Der Vorstand der HAW-Rektorenkonferenz betont aber, dass Hochschulbetrieb ohne Präsenz, mittlerweile im zweiten Semester in Folge, nicht ohne erhebliche negative Folgen bleiben wird.

„Die konkreten Folgen für die Kompetenz- und für die Persönlichkeitsentwicklung der jungen Leute werden wir erst nach und nach beurteilen können. Wir tun, was wir können mit den digitalen Möglichkeiten, die uns zur Verfügung stehen, aber die in diesem Lebensabschnitt besonders wichtigen sozialen Kontakte, Erfahrungen und den Erwerb der damit verbundenen Kompetenzen, können wir digital nicht vollständig ersetzen“, sagt Bastian Kaiser, Vorsitzender der Rektorenkonferenz der HAW.

Auch wenn die digitale Lehre an Hochschulen mit jungen Erwachsenen sicherlich besser funktioniere als an den Schulen, sei dieser Zustand im Dauerbetrieb nicht mit dem bisherigen Präsenzstudium, gerade an anwendungsorientierten Hochschulen, zu vergleichen. Ein Studium habe viele soziale Aspekte, die entscheidend für die Persönlichkeitsentwicklung seien. Das könne und dürfe man auch für den tertiären Bildungsbereich nicht ausblenden.

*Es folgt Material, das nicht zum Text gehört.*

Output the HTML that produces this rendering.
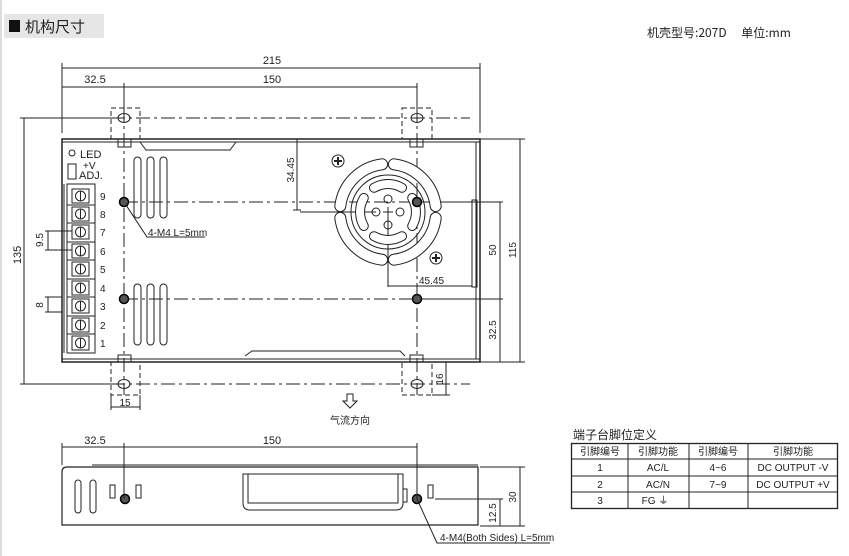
<!DOCTYPE html>
<html><head><meta charset="utf-8"><style>
html,body{margin:0;padding:0;background:#fff;width:849px;height:556px;overflow:hidden}
svg{display:block}
text{font-family:"Liberation Sans","Noto Sans CJK SC",sans-serif;fill:#222}
</style></head><body>
<svg width="849" height="556" viewBox="0 0 849 556" xmlns="http://www.w3.org/2000/svg">
<rect x="0" y="0" width="2" height="556" fill="#ddd"/>
<rect x="4" y="14" width="100" height="24" fill="#e6e6e6"/>
<rect x="9" y="20" width="11" height="12" fill="#111"/>
<text x="25" y="32" font-size="15" style="font-family:'Noto Sans CJK SC',sans-serif" fill="#333">机构尺寸</text>
<text x="647" y="37" font-size="12" style="font-family:'Noto Sans CJK SC',sans-serif" fill="#333">机壳型号:207D　 单位:mm</text>

<g stroke="#222" fill="none" stroke-width="1">
<line x1="62" y1="68" x2="480" y2="68"/>
<line x1="62" y1="87" x2="417" y2="87"/>
<line x1="62" y1="63" x2="62" y2="133"/>
<line x1="480" y1="63" x2="480" y2="133"/>
<line x1="124" y1="83" x2="124" y2="108"/>
<line x1="417" y1="83" x2="417" y2="108"/>
<line x1="20" y1="118" x2="111" y2="118"/>
<line x1="20" y1="384" x2="111" y2="384"/>
<line x1="24" y1="118" x2="24" y2="384"/>
<g stroke-dasharray="14 4 3 4">
<line x1="111" y1="118" x2="470" y2="118"/>
<line x1="111" y1="384" x2="470" y2="384"/>
<line x1="124" y1="202" x2="417" y2="202"/>
<line x1="124" y1="299" x2="417" y2="299"/>
<line x1="124" y1="108" x2="124" y2="395"/>
<line x1="417" y1="108" x2="417" y2="395"/>
</g>
<line x1="417" y1="202" x2="503" y2="202"/>
<line x1="417" y1="299" x2="503" y2="299"/>
<g stroke-dasharray="5 3">
<rect x="111" y="108" width="29" height="31"/>
<rect x="402" y="108" width="30" height="31"/>
<rect x="111" y="362" width="29" height="33"/>
<rect x="402" y="362" width="30" height="33"/>
</g>
<ellipse cx="124" cy="118" rx="6" ry="4.5"/>
<ellipse cx="417" cy="118" rx="6" ry="4.5"/>
<ellipse cx="124" cy="384" rx="6" ry="4.5"/>
<ellipse cx="417" cy="384" rx="6" ry="4.5"/>
<rect x="118" y="139" width="13" height="8"/>
<rect x="410" y="139" width="13" height="8"/>
<rect x="118" y="355" width="13" height="7"/>
<rect x="410" y="355" width="13" height="7"/>
<rect x="62" y="139" width="418" height="223" stroke-width="1.5"/>
<line x1="62" y1="142" x2="480" y2="142"/>
<line x1="62" y1="359" x2="480" y2="359"/>
<line x1="476" y1="142" x2="476" y2="359"/>
<path d="M140 142 L146 150 L230 150 L236 142"/>
<path d="M245 356 L252 351 L400 351 L405 356"/>
<rect x="472" y="200" width="5" height="87"/>
<circle cx="72" cy="153" r="3"/>
<rect x="68" y="164" width="8" height="15"/>
<rect x="67" y="184" width="28" height="169"/>
<line x1="64" y1="184" x2="64" y2="353"/>
</g>
<g stroke="#222" fill="none">
<rect x="72" y="189" width="17" height="14"/><circle cx="80.5" cy="196" r="5"/><line x1="80.5" y1="191" x2="80.5" y2="201"/>
<rect x="72" y="207" width="17" height="14"/><circle cx="80.5" cy="214" r="5"/><line x1="80.5" y1="209" x2="80.5" y2="219"/>
<rect x="72" y="225" width="17" height="14"/><circle cx="80.5" cy="232" r="5"/><line x1="80.5" y1="227" x2="80.5" y2="237"/>
<rect x="72" y="244" width="17" height="14"/><circle cx="80.5" cy="251" r="5"/><line x1="80.5" y1="246" x2="80.5" y2="256"/>
<rect x="72" y="262" width="17" height="14"/><circle cx="80.5" cy="269" r="5"/><line x1="80.5" y1="264" x2="80.5" y2="274"/>
<rect x="72" y="281" width="17" height="14"/><circle cx="80.5" cy="288" r="5"/><line x1="80.5" y1="283" x2="80.5" y2="293"/>
<rect x="72" y="299" width="17" height="14"/><circle cx="80.5" cy="306" r="5"/><line x1="80.5" y1="301" x2="80.5" y2="311"/>
<rect x="72" y="318" width="17" height="14"/><circle cx="80.5" cy="325" r="5"/><line x1="80.5" y1="320" x2="80.5" y2="330"/>
<rect x="72" y="336" width="17" height="14"/><circle cx="80.5" cy="343" r="5"/><line x1="80.5" y1="338" x2="80.5" y2="348"/>
<line x1="67" y1="205" x2="95" y2="205"/><line x1="67" y1="223" x2="95" y2="223"/><line x1="67" y1="242" x2="95" y2="242"/><line x1="67" y1="260" x2="95" y2="260"/><line x1="67" y1="279" x2="95" y2="279"/><line x1="67" y1="297" x2="95" y2="297"/><line x1="67" y1="316" x2="95" y2="316"/><line x1="67" y1="334" x2="95" y2="334"/>
<line x1="45" y1="231" x2="72" y2="231"/><line x1="45" y1="250" x2="72" y2="250"/><line x1="48" y1="231" x2="48" y2="250"/>
<line x1="45" y1="297" x2="62" y2="297"/><line x1="45" y1="312" x2="62" y2="312"/><line x1="48" y1="297" x2="48" y2="312"/>
<rect x="134" y="157" width="7" height="61" rx="3.5"/><rect x="147" y="157" width="7" height="61" rx="3.5"/><rect x="160" y="157" width="7" height="61" rx="3.5"/>
<rect x="134" y="284" width="7" height="61" rx="3.5"/><rect x="147" y="284" width="7" height="61" rx="3.5"/><rect x="160" y="284" width="7" height="61" rx="3.5"/>
<path d="M124 202 L147 237 L205 237"/>
<line x1="297" y1="139" x2="297" y2="210"/>
<line x1="293" y1="210" x2="301" y2="210"/>
<line x1="300" y1="212" x2="376" y2="212"/>
<line x1="388" y1="216" x2="388" y2="287"/>
<line x1="388" y1="286" x2="472" y2="286"/>
<line x1="500" y1="202" x2="500" y2="362"/>
<line x1="520" y1="139" x2="520" y2="362"/>
<line x1="480" y1="139" x2="525" y2="139"/>
<line x1="480" y1="362" x2="525" y2="362"/>
<line x1="446" y1="362" x2="446" y2="395"/>
<line x1="432" y1="395" x2="450" y2="395"/>
<line x1="432" y1="362" x2="450" y2="362"/>
<line x1="111" y1="395" x2="111" y2="410"/><line x1="140" y1="395" x2="140" y2="410"/><line x1="111" y1="407" x2="140" y2="407"/>
</g>
<g fill="none" stroke-linecap="round">
<g stroke="#222" stroke-width="12">
<path d="M435.7 206.1 A48 48 0 0 0 393.9 164.3"/><path d="M382.1 164.3 A48 48 0 0 0 340.3 206.1"/><path d="M340.3 217.9 A48 48 0 0 0 382.1 259.7"/><path d="M393.9 259.7 A48 48 0 0 0 435.7 217.9"/>
</g>
<g stroke="#fff" stroke-width="10">
<path d="M435.7 206.1 A48 48 0 0 0 393.9 164.3"/><path d="M382.1 164.3 A48 48 0 0 0 340.3 206.1"/><path d="M340.3 217.9 A48 48 0 0 0 382.1 259.7"/><path d="M393.9 259.7 A48 48 0 0 0 435.7 217.9"/>
</g>
<circle cx="388" cy="212" r="37" stroke="#222" stroke-width="1"/>
<g stroke="#222" stroke-width="10">
<path d="M402 187.8 A28 28 0 0 0 374 187.8"/><path d="M363.8 198 A28 28 0 0 0 363.8 226"/><path d="M374 236.2 A28 28 0 0 0 402 236.2"/><path d="M412.2 226 A28 28 0 0 0 412.2 198"/>
</g>
<g stroke="#fff" stroke-width="8">
<path d="M402 187.8 A28 28 0 0 0 374 187.8"/><path d="M363.8 198 A28 28 0 0 0 363.8 226"/><path d="M374 236.2 A28 28 0 0 0 402 236.2"/><path d="M412.2 226 A28 28 0 0 0 412.2 198"/>
</g>
</g>
<g stroke="#222" fill="none">
<circle cx="388" cy="199" r="4"/><circle cx="376" cy="212" r="4"/><circle cx="400" cy="212" r="4"/><circle cx="388" cy="225" r="4"/>
<line x1="383" y1="212" x2="393" y2="212"/><line x1="388" y1="207" x2="388" y2="217"/>
<circle cx="338" cy="161" r="6"/><path d="M334 161h8M338 157v8" stroke-width="2"/>
<circle cx="436" cy="258" r="6"/><path d="M432 258h8M436 254v8" stroke-width="2"/>
</g>
<g fill="#555" stroke="#000" stroke-width="1.5">
<circle cx="124" cy="202" r="4.5"/><circle cx="124" cy="299" r="4.5"/><circle cx="417" cy="202" r="4.5"/><circle cx="417" cy="299" r="4.5"/>
<circle cx="125" cy="499" r="4.5"/><circle cx="417" cy="499" r="4.5"/>
</g>
<path d="M347 394 h6 v7 h4 l-7 7 l-7 -7 h4 z" fill="none" stroke="#222"/>
<text x="350" y="424" font-size="10" text-anchor="middle" style="font-family:'Noto Sans CJK SC',sans-serif">气流方向</text>

<g font-size="11">
<text x="272" y="64" text-anchor="middle">215</text>
<text x="95" y="83" text-anchor="middle">32.5</text>
<text x="272" y="83" text-anchor="middle">150</text>
<text x="80" y="158">LED</text>
<text x="83" y="169" font-size="10">+V</text>
<text x="79" y="179">ADJ.</text>
<text x="100" y="200" font-size="10">9</text><text x="100" y="218" font-size="10">8</text><text x="100" y="236" font-size="10">7</text><text x="100" y="255" font-size="10">6</text><text x="100" y="273" font-size="10">5</text><text x="100" y="292" font-size="10">4</text><text x="100" y="310" font-size="10">3</text><text x="100" y="329" font-size="10">2</text><text x="100" y="347" font-size="10">1</text>
<text x="148" y="236" font-size="10">4-M4 L=5mm</text>
<text x="419" y="284" font-size="10">45.45</text>
<text x="125" y="406" text-anchor="middle" font-size="10">15</text>
<text transform="translate(21,255) rotate(-90)" text-anchor="middle">135</text>
<text transform="translate(43,240) rotate(-90)" text-anchor="middle" font-size="10">9.5</text>
<text transform="translate(43,305) rotate(-90)" text-anchor="middle" font-size="10">8</text>
<text transform="translate(294,170) rotate(-90)" text-anchor="middle" font-size="10">34.45</text>
<text transform="translate(496,250) rotate(-90)" text-anchor="middle" font-size="10">50</text>
<text transform="translate(496,330) rotate(-90)" text-anchor="middle" font-size="10">32.5</text>
<text transform="translate(516,250) rotate(-90)" text-anchor="middle" font-size="10">115</text>
<text transform="translate(443,379) rotate(-90)" text-anchor="middle" font-size="10">16</text>
</g>

<g stroke="#222" fill="none">
<line x1="62" y1="447" x2="417" y2="447"/>
<line x1="62" y1="443" x2="62" y2="465"/>
<line x1="124" y1="443" x2="124" y2="499"/>
<line x1="417" y1="443" x2="417" y2="499"/>
<path d="M62 525 L62 472 Q62 467 67 467 L478 467 L478 525 Z" stroke-width="1.2"/>
<line x1="92" y1="465" x2="478" y2="465"/>
<rect x="75" y="480" width="6" height="33" rx="3"/><rect x="90" y="480" width="6" height="33" rx="3"/>
<rect x="110" y="485" width="5" height="13"/><rect x="136" y="485" width="5" height="13"/>
<path d="M243 474 L403 474 L403 503 Q403 510 396 510 L250 510 Q243 510 243 503 Z"/>
<path d="M248 474 L248 503 L398 503 L398 474"/>
<rect x="403" y="489" width="4" height="13"/>
<rect x="428" y="485" width="5" height="13"/>
<line x1="435" y1="499" x2="503" y2="499"/>
<line x1="480" y1="467" x2="525" y2="467"/>
<line x1="480" y1="526" x2="525" y2="526"/>
<line x1="520" y1="467" x2="520" y2="526"/>
<line x1="500" y1="499" x2="500" y2="526"/>
<path d="M417 499 L437 543 L550 543"/>
</g>
<g font-size="11">
<text x="95" y="444" text-anchor="middle">32.5</text>
<text x="272" y="444" text-anchor="middle">150</text>
<text transform="translate(516,497) rotate(-90)" text-anchor="middle" font-size="10">30</text>
<text transform="translate(496,513) rotate(-90)" text-anchor="middle" font-size="10">12.5</text>
<text x="440" y="541" font-size="10">4-M4(Both Sides) L=5mm</text>
</g>

<text x="573" y="439" font-size="12" style="font-family:'Noto Sans CJK SC',sans-serif" fill="#333">端子台脚位定义</text>
<g stroke="#222" fill="none">
<rect x="571.5" y="443.5" width="266" height="65" stroke-width="1.3"/>
<line x1="628" y1="443" x2="628" y2="509"/><line x1="689" y1="443" x2="689" y2="509"/><line x1="748" y1="443" x2="748" y2="509"/>
<line x1="571" y1="459" x2="838" y2="459"/><line x1="571" y1="476" x2="838" y2="476"/><line x1="571" y1="492" x2="838" y2="492"/>
</g>
<g font-size="10" text-anchor="middle" fill="#444">
<text x="600" y="455" style="font-family:'Noto Sans CJK SC',sans-serif" fill="#777">引脚编号</text>
<text x="658" y="455" style="font-family:'Noto Sans CJK SC',sans-serif" fill="#777">引脚功能</text>
<text x="718" y="455" style="font-family:'Noto Sans CJK SC',sans-serif" fill="#777">引脚编号</text>
<text x="793" y="455" style="font-family:'Noto Sans CJK SC',sans-serif" fill="#777">引脚功能</text>
<text x="600" y="471">1</text><text x="658" y="471">AC/L</text><text x="718" y="471">4~6</text><text x="793" y="471">DC OUTPUT -V</text>
<text x="600" y="488">2</text><text x="658" y="488">AC/N</text><text x="718" y="488">7~9</text><text x="793" y="488">DC OUTPUT +V</text>
<text x="600" y="504">3</text><text x="655" y="504">FG ⏚</text>
</g>
</svg>
</body></html>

Angesichts der Tatsache, dass viele Studierende seit dem Semesterstart an den Studienorten sind und sich dort Unterkünfte gemietet haben, ist ein anderer negativer Effekt der Rückkehr in den Digitalbetrieb nicht völlig unwahrscheinlich:

„Auf dem Campus und in den Hochschulen treffen sich die jungen Leute unter den Bedingungen gut überlegter und inzwischen bewährter Hygienekonzepte. Diese erleichtern im Falle auftretender Infektionsfälle auch die dann so wichtige rasche Nachverfolgung durch die Gesundheitsbehörden. Sollten sich die Studierenden nun private Alternativen zur Begegnung suchen und realisieren, dann tun sie das im vollständig privaten Raum und vermutlich ohne klare Regeln und formalisierte Datenerfassung. Wir delegieren so die Verantwortung aus den Hochschulen auf die Studierenden selbst“, so Kaiser.